Monday, April 13, 2009

Graphane

Graphite is a common mineral composed entirely of carbon. It's the mineral used in pencil "lead." Graphite is composed of a series of sheets of graphene stacked on top of each other. When you write, individual sheets come off and stick to the paper. If you do this in a controlled way, it's possible to create a relatively large surface of just graphene. Graphene has all sorts of interesting electronic and conductive properties. Like graphite, it's fairly chemically inert, which is both good and bad. It's good because it makes materials made from graphene more likely to be practical in real applications where they will be subjected to chemical stress. It's bad because it means that there's fairly little you can do with graphene sheets to alter their properties.

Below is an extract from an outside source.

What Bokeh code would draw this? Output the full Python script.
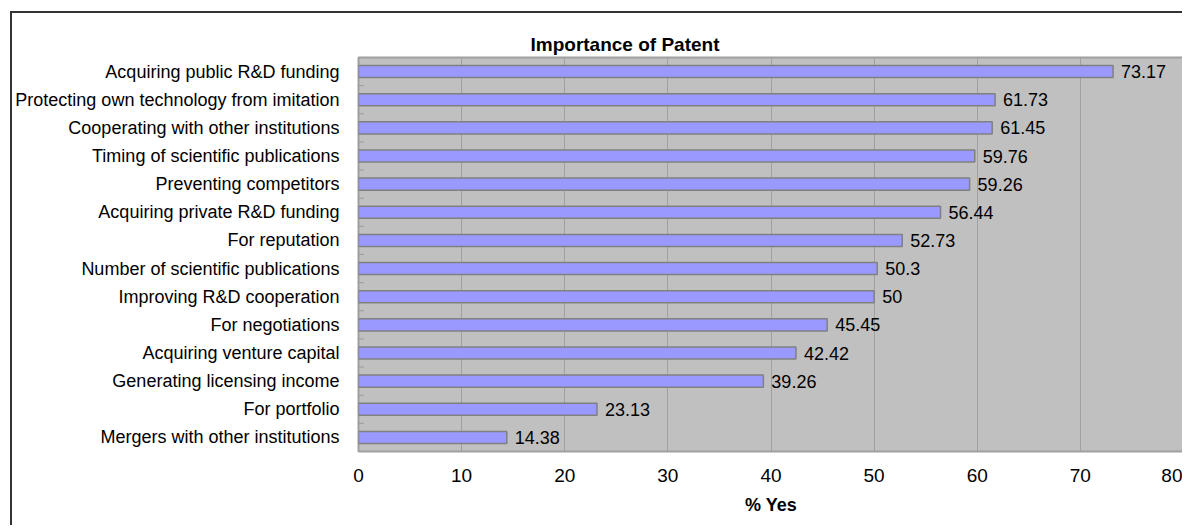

Except that now researchers at Manchester University have discovered a hydrogenation process which turns graphene into graphane. Graphene is made of an infinite sheet of sp2 carbons - something like infinite sheets of interlocked benzene. Using what the researches called a "cold plasma" they have managed to hydrogenate the graphene surface, turning the sp2 carbons into sp3. The new material is also stable at room temperature, but it is possible to remove the hydrogens and regenerate the graphene layer.

The process, as it exists is fairly crude -- very high energy hydrogen is required and there is little or no control over sites of hydrogenation. But if something like the common catalytic hydrogenation taught in basic organic chemistry is possible, then it might be possible to create architecture on the graphene surface, which could lead to a variety of new electronic or physical properties.